**What you should do:**
For this exercise, repeat all of the material verbatim apart from its images.

**Supplied material:**
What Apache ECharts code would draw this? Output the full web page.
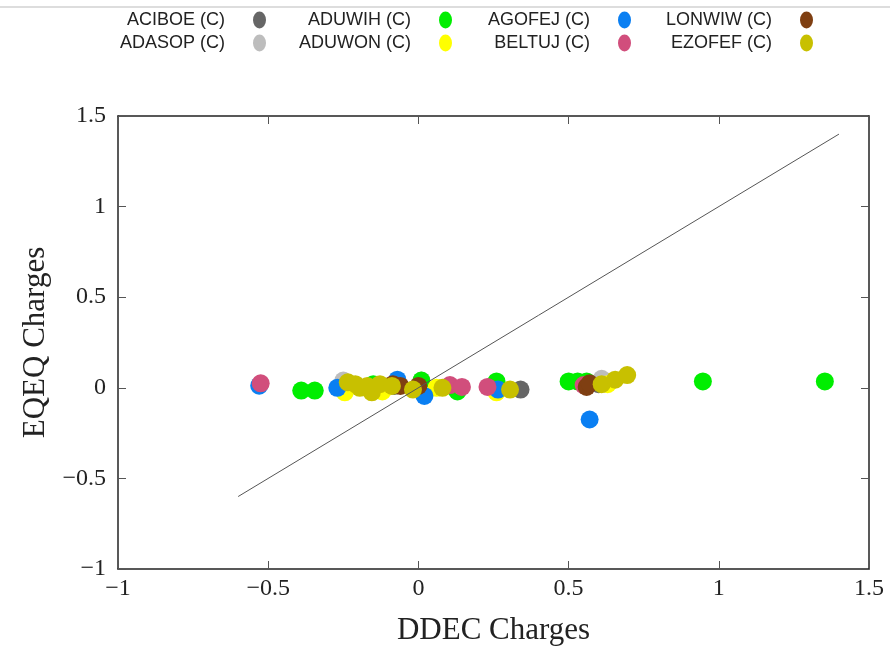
<!DOCTYPE html>
<html>
<head>
<meta charset="utf-8">
<script src="https://cdn.jsdelivr.net/npm/echarts@6/dist/echarts.min.js"></script>
<style>
  html, body { margin: 0; padding: 0; background: #fff; }
  #chart { width: 890px; height: 651px; }
</style>
</head>
<body>
<div id="chart"></div>
<script>
  // series values, [DDEC, EQEQ] pairs
  var aciboe = [[-0.08, 0.01], [0.6, 0.02], [0.34, -0.01]];
  var adasop = [[-0.25, 0.04], [0.01, 0.04], [0.61, 0.05]];
  var aduwih = [[-0.39, -0.015], [-0.345, -0.015], [-0.15, 0.02], [0.01, 0.04], [0.13, -0.02],
    [0.26, 0.035], [0.5, 0.035], [0.53, 0.035], [0.56, 0.035], [0.947, 0.035], [1.353, 0.035]];
  var aduwon = [[-0.245, -0.025], [-0.12, -0.02], [0.06, 0.0], [0.26, -0.025], [0.63, 0.02]];
  var agofej = [[-0.53, 0.012], [-0.27, 0.0], [-0.07, 0.045], [0.02, -0.045], [0.265, -0.01], [0.57, -0.175]];
  var beltuj = [[-0.525, 0.025], [0.105, 0.015], [0.145, 0.005], [0.23, 0.005], [0.55, 0.015]];
  var lonwiw = [[-0.085, 0.02], [-0.06, 0.01], [0.0, 0.01], [0.56, 0.005], [0.57, 0.025]];
  var ezofef = [[-0.235, 0.03], [-0.21, 0.02], [-0.195, 0.0], [-0.17, 0.01], [-0.155, -0.025],
    [-0.128, 0.02], [-0.088, 0.01], [-0.018, -0.01], [0.08, 0.0], [0.305, -0.01],
    [0.61, 0.02], [0.655, 0.045], [0.695, 0.07]];
  var diagonal = [[-0.6, -0.6], [1.4, 1.4]];

  var names = ['ACIBOE (C)', 'ADASOP (C)', 'ADUWIH (C)', 'ADUWON (C)', 'AGOFEJ (C)', 'BELTUJ (C)', 'LONWIW (C)', 'EZOFEF (C)'];
  var values = [aciboe, adasop, aduwih, aduwon, agofej, beltuj, lonwiw, ezofef];
  var colors = ['#666666', '#bdbdbd', '#00ee00', '#ffff00', '#0a7ff2', '#d14e7c', '#7f3f12', '#c8c000'];
  var xTicks = { min: -1, max: 1.5, interval: 0.5 };
  var yTicks = { min: -1, max: 1.5, interval: 0.5 };

  // legend is filled column by column, two rows
  var legendRight = [624, 438, 259, 77];
  var legendTop = [11, 34];

  var serif = '"Liberation Serif", "DejaVu Serif", serif';
  var minus = function (v) { return String(v).replace('-', '\u2212'); };

  var series = names.map(function (n, i) {
    return {
      name: n,
      type: 'scatter',
      symbolSize: 18,
      data: values[i],
      itemStyle: { color: colors[i], opacity: 1 },
      z: 2 + i
    };
  });
  series.push({
    name: 'diag',
    type: 'line',
    data: diagonal,
    showSymbol: false,
    silent: true,
    lineStyle: { color: '#555', width: 1 },
    z: 20
  });

  var legends = names.map(function (n, i) {
    return {
      data: [n],
      orient: 'horizontal',
      align: 'right',
      padding: 0,
      right: legendRight[Math.floor(i / 2)],
      top: legendTop[i % 2],
      itemWidth: 13,
      itemHeight: 17,
      icon: 'path://M50,0A50,50,0,1,1,50,100A50,50,0,1,1,50,0Z',
      symbolKeepAspect: false,
      textStyle: {
        fontFamily: '"Liberation Sans", sans-serif',
        fontSize: 18,
        color: '#222',
        padding: [0, 23, 0, 0]
      }
    };
  });

  var axisLineStyle = { color: '#222', width: 1.5 };

  var myChart = echarts.init(document.getElementById('chart'));
  myChart.setOption({
    animation: false,
    graphic: [{
      type: 'line',
      shape: { x1: 0, y1: 7, x2: 890, y2: 7 },
      style: { stroke: '#dddddd', lineWidth: 2 }
    }],
    legend: legends,
    grid: { left: 118, right: 21, top: 116, bottom: 81 },
    xAxis: [{
      type: 'value',
      min: xTicks.min, max: xTicks.max, interval: xTicks.interval,
      name: 'DDEC Charges',
      nameLocation: 'middle',
      nameGap: 46,
      nameTextStyle: { fontFamily: serif, fontSize: 31, color: '#222' },
      axisLine: { show: true, onZero: false, lineStyle: axisLineStyle },
      axisTick: { show: true, inside: true, length: 8, lineStyle: { color: '#555' } },
      axisLabel: { fontFamily: serif, fontSize: 24, color: '#222', margin: 8, formatter: minus },
      splitLine: { show: false }
    }, {
      type: 'value',
      position: 'top',
      min: xTicks.min, max: xTicks.max, interval: xTicks.interval,
      axisLine: { show: true, onZero: false, lineStyle: axisLineStyle },
      axisTick: { show: true, inside: true, length: 8, lineStyle: { color: '#555' } },
      axisLabel: { show: false },
      splitLine: { show: false }
    }],
    yAxis: [{
      type: 'value',
      min: yTicks.min, max: yTicks.max, interval: yTicks.interval,
      name: 'EQEQ Charges',
      nameLocation: 'middle',
      nameGap: 67,
      nameTextStyle: { fontFamily: serif, fontSize: 31, color: '#222' },
      axisLine: { show: true, onZero: false, lineStyle: axisLineStyle },
      axisTick: { show: true, inside: true, length: 8, lineStyle: { color: '#555' } },
      axisLabel: { fontFamily: serif, fontSize: 24, color: '#222', margin: 12, formatter: minus },
      splitLine: { show: false }
    }, {
      type: 'value',
      position: 'right',
      min: yTicks.min, max: yTicks.max, interval: yTicks.interval,
      axisLine: { show: true, onZero: false, lineStyle: axisLineStyle },
      axisTick: { show: true, inside: true, length: 8, lineStyle: { color: '#555' } },
      axisLabel: { show: false },
      splitLine: { show: false }
    }],
    series: series
  });
</script>
</body>
</html>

**Task answer:**
What Apache ECharts code would draw this? Output the full web page.
<!DOCTYPE html>
<html>
<head>
<meta charset="utf-8">
<script src="https://cdn.jsdelivr.net/npm/echarts@6/dist/echarts.min.js"></script>
<style>
  html, body { margin: 0; padding: 0; background: #fff; }
  #chart { width: 890px; height: 651px; }
</style>
</head>
<body>
<div id="chart"></div>
<script>
  // series values, [DDEC, EQEQ] pairs
  var aciboe = [[-0.08, 0.01], [0.6, 0.02], [0.34, -0.01]];
  var adasop = [[-0.25, 0.04], [0.01, 0.04], [0.61, 0.05]];
  var aduwih = [[-0.39, -0.015], [-0.345, -0.015], [-0.15, 0.02], [0.01, 0.04], [0.13, -0.02],
    [0.26, 0.035], [0.5, 0.035], [0.53, 0.035], [0.56, 0.035], [0.947, 0.035], [1.353, 0.035]];
  var aduwon = [[-0.245, -0.025], [-0.12, -0.02], [0.06, 0.0], [0.26, -0.025], [0.63, 0.02]];
  var agofej = [[-0.53, 0.012], [-0.27, 0.0], [-0.07, 0.045], [0.02, -0.045], [0.265, -0.01], [0.57, -0.175]];
  var beltuj = [[-0.525, 0.025], [0.105, 0.015], [0.145, 0.005], [0.23, 0.005], [0.55, 0.015]];
  var lonwiw = [[-0.085, 0.02], [-0.06, 0.01], [0.0, 0.01], [0.56, 0.005], [0.57, 0.025]];
  var ezofef = [[-0.235, 0.03], [-0.21, 0.02], [-0.195, 0.0], [-0.17, 0.01], [-0.155, -0.025],
    [-0.128, 0.02], [-0.088, 0.01], [-0.018, -0.01], [0.08, 0.0], [0.305, -0.01],
    [0.61, 0.02], [0.655, 0.045], [0.695, 0.07]];
  var diagonal = [[-0.6, -0.6], [1.4, 1.4]];

  var names = ['ACIBOE (C)', 'ADASOP (C)', 'ADUWIH (C)', 'ADUWON (C)', 'AGOFEJ (C)', 'BELTUJ (C)', 'LONWIW (C)', 'EZOFEF (C)'];
  var values = [aciboe, adasop, aduwih, aduwon, agofej, beltuj, lonwiw, ezofef];
  var colors = ['#666666', '#bdbdbd', '#00ee00', '#ffff00', '#0a7ff2', '#d14e7c', '#7f3f12', '#c8c000'];
  var xTicks = { min: -1, max: 1.5, interval: 0.5 };
  var yTicks = { min: -1, max: 1.5, interval: 0.5 };

  // legend is filled column by column, two rows
  var legendRight = [624, 438, 259, 77];
  var legendTop = [11, 34];

  var serif = '"Liberation Serif", "DejaVu Serif", serif';
  var minus = function (v) { return String(v).replace('-', '\u2212'); };

  var series = names.map(function (n, i) {
    return {
      name: n,
      type: 'scatter',
      symbolSize: 18,
      data: values[i],
      itemStyle: { color: colors[i], opacity: 1 },
      z: 2 + i
    };
  });
  series.push({
    name: 'diag',
    type: 'line',
    data: diagonal,
    showSymbol: false,
    silent: true,
    lineStyle: { color: '#555', width: 1 },
    z: 20
  });

  var legends = names.map(function (n, i) {
    return {
      data: [n],
      orient: 'horizontal',
      align: 'right',
      padding: 0,
      right: legendRight[Math.floor(i / 2)],
      top: legendTop[i % 2],
      itemWidth: 13,
      itemHeight: 17,
      icon: 'path://M50,0A50,50,0,1,1,50,100A50,50,0,1,1,50,0Z',
      symbolKeepAspect: false,
      textStyle: {
        fontFamily: '"Liberation Sans", sans-serif',
        fontSize: 18,
        color: '#222',
        padding: [0, 23, 0, 0]
      }
    };
  });

  var axisLineStyle = { color: '#222', width: 1.5 };

  var myChart = echarts.init(document.getElementById('chart'));
  myChart.setOption({
    animation: false,
    graphic: [{
      type: 'line',
      shape: { x1: 0, y1: 7, x2: 890, y2: 7 },
      style: { stroke: '#dddddd', lineWidth: 2 }
    }],
    legend: legends,
    grid: { left: 118, right: 21, top: 116, bottom: 81 },
    xAxis: [{
      type: 'value',
      min: xTicks.min, max: xTicks.max, interval: xTicks.interval,
      name: 'DDEC Charges',
      nameLocation: 'middle',
      nameGap: 46,
      nameTextStyle: { fontFamily: serif, fontSize: 31, color: '#222' },
      axisLine: { show: true, onZero: false, lineStyle: axisLineStyle },
      axisTick: { show: true, inside: true, length: 8, lineStyle: { color: '#555' } },
      axisLabel: { fontFamily: serif, fontSize: 24, color: '#222', margin: 8, formatter: minus },
      splitLine: { show: false }
    }, {
      type: 'value',
      position: 'top',
      min: xTicks.min, max: xTicks.max, interval: xTicks.interval,
      axisLine: { show: true, onZero: false, lineStyle: axisLineStyle },
      axisTick: { show: true, inside: true, length: 8, lineStyle: { color: '#555' } },
      axisLabel: { show: false },
      splitLine: { show: false }
    }],
    yAxis: [{
      type: 'value',
      min: yTicks.min, max: yTicks.max, interval: yTicks.interval,
      name: 'EQEQ Charges',
      nameLocation: 'middle',
      nameGap: 67,
      nameTextStyle: { fontFamily: serif, fontSize: 31, color: '#222' },
      axisLine: { show: true, onZero: false, lineStyle: axisLineStyle },
      axisTick: { show: true, inside: true, length: 8, lineStyle: { color: '#555' } },
      axisLabel: { fontFamily: serif, fontSize: 24, color: '#222', margin: 12, formatter: minus },
      splitLine: { show: false }
    }, {
      type: 'value',
      position: 'right',
      min: yTicks.min, max: yTicks.max, interval: yTicks.interval,
      axisLine: { show: true, onZero: false, lineStyle: axisLineStyle },
      axisTick: { show: true, inside: true, length: 8, lineStyle: { color: '#555' } },
      axisLabel: { show: false },
      splitLine: { show: false }
    }],
    series: series
  });
</script>
</body>
</html>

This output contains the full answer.